GIVEN INFORMATION:
• • • •

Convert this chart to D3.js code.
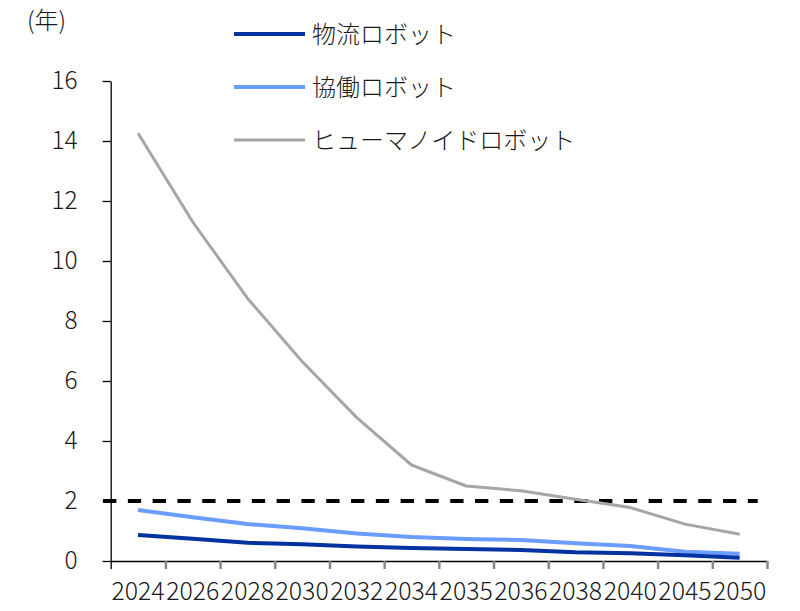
<!DOCTYPE html>
<html>
<head>
<meta charset="utf-8">
<script src="https://cdn.jsdelivr.net/npm/d3@7"></script>
<style>
  body { margin: 0; background: #fff; }
  svg text { font-family: "Noto Sans CJK JP", "Noto Sans", sans-serif; font-weight: 300; fill: #1a1a1a; }
</style>
</head>
<body>
<div id="chart"></div>
<script>
// data
var years = ["2024", "2026", "2028", "2030", "2032", "2034", "2035", "2036", "2038", "2040", "2045", "2050"];
var logistics = [0.87, 0.74, 0.61, 0.56, 0.48, 0.43, 0.40, 0.37, 0.29, 0.26, 0.19, 0.11];
var collaborative = [1.70, 1.46, 1.23, 1.09, 0.92, 0.80, 0.73, 0.70, 0.59, 0.50, 0.31, 0.24];
var humanoid = [14.26, 11.30, 8.76, 6.65, 4.78, 3.20, 2.50, 2.34, 2.06, 1.78, 1.23, 0.89];
var seriesNames = ["物流ロボット", "協働ロボット", "ヒューマノイドロボット"];
var yTicks = [0, 2, 4, 6, 8, 10, 12, 14, 16];
var threshold = 2;
var unitLabel = "(年)";

var width = 800, height = 611;
var margin = {top: 81, right: 33, bottom: 50, left: 110.7};

var svg = d3.select("#chart")
    .append("svg")
    .attr("width", width)
    .attr("height", height);

var plotW = width - margin.left - margin.right;
var plotH = height - margin.top - margin.bottom;

var g = svg.append("g")
    .attr("transform", "translate(" + margin.left + "," + margin.top + ")");

var x = d3.scaleBand().domain(years).range([0, plotW]);
var xEdge = d3.scaleLinear().domain([0, years.length]).range([0, plotW]);
var y = d3.scaleLinear().domain([0, 16]).range([plotH, 0]);
var bw = x.bandwidth();

// y axis
var yAxis = g.append("g")
    .call(d3.axisLeft(y).tickValues(yTicks).tickSize(8).tickPadding(25).tickSizeOuter(0));
yAxis.select(".domain").attr("stroke", "#000").attr("stroke-width", 1.3);
yAxis.selectAll(".tick line").attr("stroke", "#000").attr("stroke-width", 1.3);
yAxis.selectAll("text").attr("font-size", 24.5).attr("fill", "#1a1a1a");

// x axis: ticks between categories, labels at centres
var xTickAxis = g.append("g")
    .attr("transform", "translate(0," + plotH + ")")
    .call(d3.axisBottom(xEdge).ticks(years.length).tickSize(8).tickSizeOuter(0).tickFormat(""));
xTickAxis.select(".domain").attr("stroke", "#000").attr("stroke-width", 1.3);
xTickAxis.selectAll(".tick line").attr("stroke", "#888").attr("stroke-width", 2.5);
xTickAxis.selectAll(".tick line").filter(function(d) { return d === 0; }).attr("stroke", "#000").attr("stroke-width", 1.3);

var xLabelAxis = g.append("g")
    .attr("transform", "translate(0," + plotH + ")")
    .call(d3.axisBottom(x).tickSize(0).tickPadding(21));
xLabelAxis.select(".domain").remove();
xLabelAxis.selectAll("text")
    .attr("font-size", 25)
    .attr("fill", "#1a1a1a")
    .attr("textLength", bw - 1.5)
    .attr("lengthAdjust", "spacingAndGlyphs");

// dashed threshold line
g.append("line")
    .attr("x1", -bw * 0.14)
    .attr("x2", plotW - bw * 0.17)
    .attr("y1", y(threshold))
    .attr("y2", y(threshold))
    .attr("stroke", "#000")
    .attr("stroke-width", 4)
    .attr("stroke-dasharray", "13.3,11.5");

// series lines
var series = [
    {name: seriesNames[0], values: logistics, color: "#0033a0", width: 4},
    {name: seriesNames[1], values: collaborative, color: "#6b9cff", width: 4},
    {name: seriesNames[2], values: humanoid, color: "#a6a6a6", width: 3}
];

var line = d3.line()
    .x(function(d, i) { return x(years[i]) + bw / 2; })
    .y(function(d) { return y(d); });

// draw gray first, then light blue, then dark blue on top
series.slice().reverse().forEach(function(s) {
    g.append("path")
        .datum(s.values)
        .attr("fill", "none")
        .attr("stroke", s.color)
        .attr("stroke-width", s.width)
        .attr("stroke-linejoin", "round")
        .attr("d", line);
});

// legend
var legend = svg.append("g").attr("transform", "translate(234,34)");
series.forEach(function(s, i) {
    var row = legend.append("g").attr("transform", "translate(0," + (i * 53) + ")");
    row.append("line")
        .attr("x1", 0).attr("x2", 71)
        .attr("y1", 0).attr("y2", 0)
        .attr("stroke", s.color)
        .attr("stroke-width", s.width);
    row.append("text")
        .attr("x", 78)
        .attr("y", 8.5)
        .attr("font-size", 24)
        .text(s.name);
});

// unit label
svg.append("text")
    .attr("x", 27)
    .attr("y", 29)
    .attr("font-size", 24)
    .text(unitLabel);
</script>
</body>
</html>
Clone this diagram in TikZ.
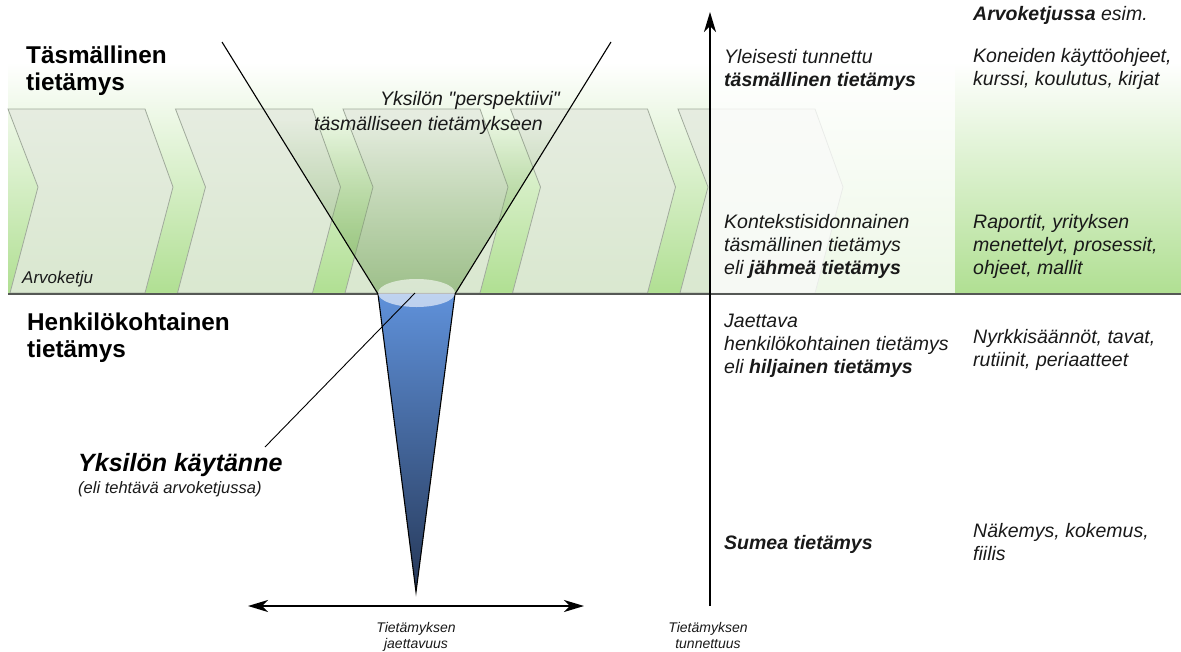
\documentclass[tikz,border=0pt]{standalone}
\usepackage{fontspec}
\setmainfont{Liberation Sans}[Ligatures=TeXOff]
\usetikzlibrary{arrows.meta,fadings}

\definecolor{bandgreen}{RGB}{176,223,146}
\definecolor{chevfill}{RGB}{228,234,223}
\definecolor{chevline}{RGB}{160,170,155}
\definecolor{funnelgreen}{RGB}{118,165,92}
\definecolor{conetop}{RGB}{95,145,218}
\definecolor{conebot}{RGB}{38,56,88}
\definecolor{basegray}{RGB}{85,88,85}
\definecolor{ink}{RGB}{25,25,25}

\tikzset{
  chevron/.style={fill=chevfill, fill opacity=0.8, draw=chevline, line width=0.8pt},
  edge/.style={draw=black, line width=1.1pt},
  axisarrow/.style={line width=2pt, {Stealth[length=20pt,width=12pt,inset=6pt]}-{Stealth[length=20pt,width=12pt,inset=6pt]}},
  heading/.style={font=\fontsize{24.3}{27}\selectfont\bfseries, anchor=base west, inner sep=0pt, align=left, text=black},
  coltext/.style={font=\fontsize{19.5}{23}\selectfont\itshape, anchor=base west, inner sep=0pt, align=left, text=ink},
  smalltext/.style={font=\fontsize{14}{16}\selectfont\itshape, inner sep=0pt, align=center, text=ink},
}

\begin{document}
\begin{tikzpicture}[x=1pt,y=-1pt]
\useasboundingbox (0,0) rectangle (1181,651);

% green band behind the value chain
\shade[top color=white, bottom color=bandgreen] (8,62) rectangle (1181,294);

% value chain chevrons
\foreach \i in {0,...,4}{
  \pgfmathsetmacro{\xo}{8+167.5*\i}
  \filldraw[chevron] (\xo,109) -- ++(137,0) -- ++(28,78) -- ++(-28,106)
    -- ++(-135,0) -- ++(28,-106) -- cycle;
}

% darkening inside the perspective funnel
\fill[funnelgreen, fill opacity=0.6, path fading=north]
  (270,120) -- (563,120) -- (455,294) -- (378,294) -- cycle;

% lighter area right of the vertical axis
\fill[white, opacity=0.78] (711,62) rectangle (955,294);

% baseline of the band
\draw[basegray, line width=1.3pt] (8,294) -- (1181,294);

% the individual's practice (cone)
\coordinate (coneL) at (378,294);
\coordinate (coneR) at (455,294);
\coordinate (coneTip) at (416,592);
\shade[top color=conetop, bottom color=conebot] (coneL) -- (coneR) -- (coneTip) -- cycle;
\draw[edge] (coneL) -- (coneTip) -- (coneR);
\fill[white, opacity=0.6] (416.5,293) ellipse [x radius=38.5, y radius=14];
\coordinate (ellC) at (415,293);

% perspective lines
\coordinate (vTL) at (222,42);
\coordinate (vTR) at (611,42);
\draw[edge] (vTL) -- (coneL);
\draw[edge] (vTR) -- (coneR);

% axes
\coordinate (vBot) at (710,606);
\coordinate (vTop) at (710,12);
\draw[line width=2pt, -{Stealth[length=20pt,width=12pt,inset=6pt]}] (vBot) -- (vTop);
\coordinate (hL) at (248,606);
\coordinate (hR) at (584,606);
\draw[axisarrow] (hL) -- (hR);

% left-side labels (base anchors sit on the last line)
\node[heading] (tasm) at (26,90) {Täsmällinen\\tietämys};
\node[heading] (henk) at (27,357) {Henkilökohtainen\\tietämys};
\node[font=\fontsize{17}{19}\selectfont\itshape, anchor=base west, inner sep=0pt, text=ink] (arvo) at (22,283) {Arvoketju};
\node[coltext, anchor=base east] (persA) at (560,105) {Yksilön "perspektiivi"};
\node[coltext, anchor=base east] (persB) at (543,130) {täsmälliseen tietämykseen};
\node[font=\fontsize{25}{28}\selectfont\bfseries\itshape, anchor=base west, inner sep=0pt, text=black] (kayt) at (78,471) {Yksilön käytänne};
\node[font=\fontsize{16.5}{19}\selectfont\itshape, anchor=base west, inner sep=0pt, text=ink] (kaytB) at (78,493) {(eli tehtävä arvoketjussa)};
\coordinate (lead) at (265,447);
\draw[line width=0.9pt] (ellC) -- (lead);

% axis captions
\node[smalltext, anchor=base] (jaet) at (416,648) {Tietämyksen\\jaettavuus};
\node[smalltext, anchor=base] (tunn) at (708,648) {Tietämyksen\\tunnettuus};

% knowledge types
\node[coltext] (k1) at (724,86) {Yleisesti tunnettu\\\textbf{täsmällinen tietämys}};
\node[coltext] (k2) at (724,274) {Kontekstisidonnainen\\täsmällinen tietämys\\eli \textbf{jähmeä tietämys}};
\node[coltext] (k3) at (724,373) {Jaettava\\henkilökohtainen tietämys\\eli \textbf{hiljainen tietämys}};
\node[coltext] (k4) at (724,549) {\textbf{Sumea tietämys}};

% examples in the value chain
\node[coltext] (e0) at (973,20) {\textbf{Arvoketjussa} esim.};
\node[coltext] (e1) at (973,85) {Koneiden käyttöohjeet,\\kurssi, koulutus, kirjat};
\node[coltext] (e2) at (973,274) {Raportit, yrityksen\\menettelyt, prosessit,\\ohjeet, mallit};
\node[coltext] (e3) at (973,366) {Nyrkkisäännöt, tavat,\\rutiinit, periaatteet};
\node[coltext] (e4) at (973,560) {Näkemys, kokemus,\\fiilis};
\end{tikzpicture}
\end{document}
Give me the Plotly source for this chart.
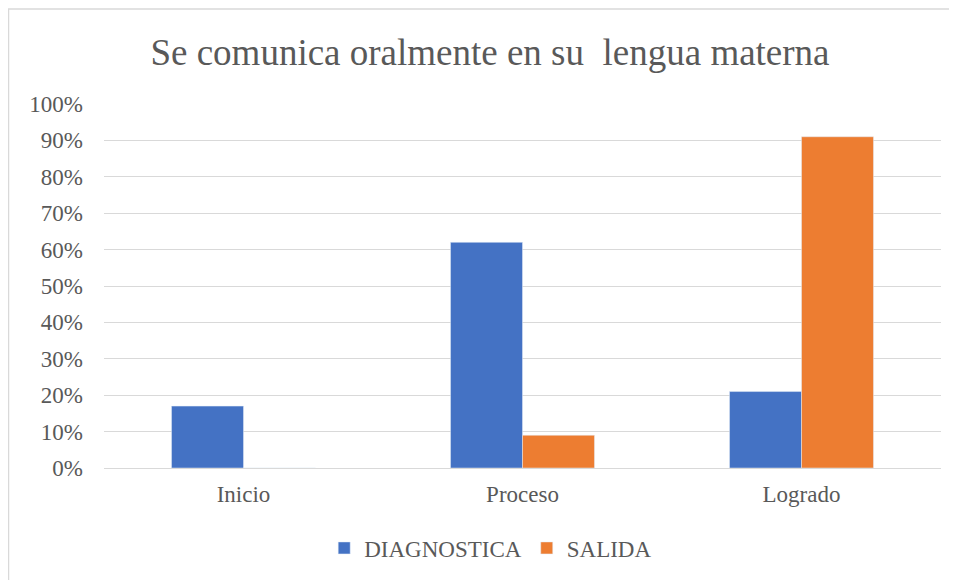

• • • •

DESCRIPTION OF THE TASK:
Pull every line containing the word "chart" out of the material and copy it.

EXPECTED OUTPUT:
Convert this chart to D3.js code.
<div id="chart"></div>
var svg = d3.select("#chart")
Give me the Plotly source for this chart.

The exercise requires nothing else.